Une démarche novatrice

Elle avait compris avant tout le monde que pour combattre les islamistes radicaux et leur haine des femmes, il fallait s'armer de plus que d'un doctorat en sociologie. Elle a choisi la voie la plus exigeante, celle du retour aux sources de l'islam, dont elle s'est appropriée les textes fondateurs. Une démarche novatrice et féconde qui traquera le patriarcat sous couvert de religion et en récusera les interprétations misogynes.

Cette démarche qui consiste à ne pas laisser l'islam aux fanatiques s'est avérée fort pertinente et surtout révolutionnaire.
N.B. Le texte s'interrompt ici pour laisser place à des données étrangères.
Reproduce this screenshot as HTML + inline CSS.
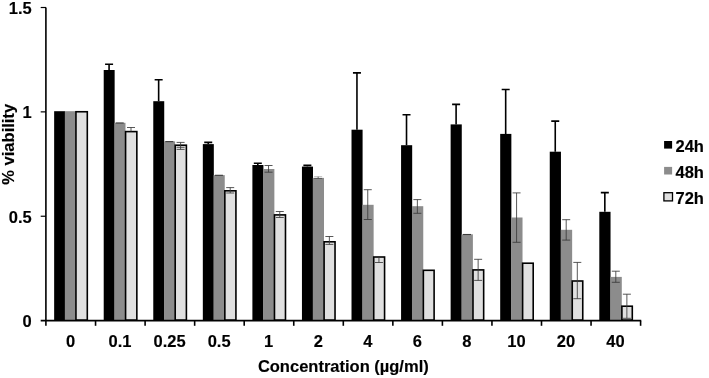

Voilà une femme, intellectuelle de surcroît, qui s'immisce dans un domaine à la fois complexe et sensible, un espace jusque là réservé aux «présumés savants» qui se sont arrogés le pouvoir de dire et d'interpréter la religion et qui ont bien pris soin de gommer la place déterminante des femmes dans l'islam.

Dans l'un de ses ouvrages, Le Harem politique: le prophète et les femmes, Fatima Mernissi va pousser l'audace jusqu'à questionner le bien fondé de certains hadiths qui leur sont défavorables. Elle se demandera pourquoi des hadiths à connotation sexiste, dont la fiabilité est discutable ont été codifiés comme étant véridiques, alors que d'autres où le prophète a manifesté une grande ouverture à leur égard ont été occultés? Le simple fait de poser la question est en soit un sacrilège pour les islamistes... Or, c'est cet islam des lumières qui manque cruellement à notre temps.

Fatima Mernissi nous a quittés mais son œuvre est là pour l'immortaliser. C'est une référence incontournable et inépuisable pour des générations, tant dans les pays musulmans qu'en Occident. Reposes en paix Fatima et Merci !

Fatima Mernissi a été professeure de sociologie à l'Université Mohamed V de Rabat et Chercheur à l'Institut universitaire de recherche scientifique de la même université. En 2003, elle s'est méritée le prestigieux prix Princesse des Asturies et le Prix Erasmus de la Fondation néerlandaise Erasmus, en 2004.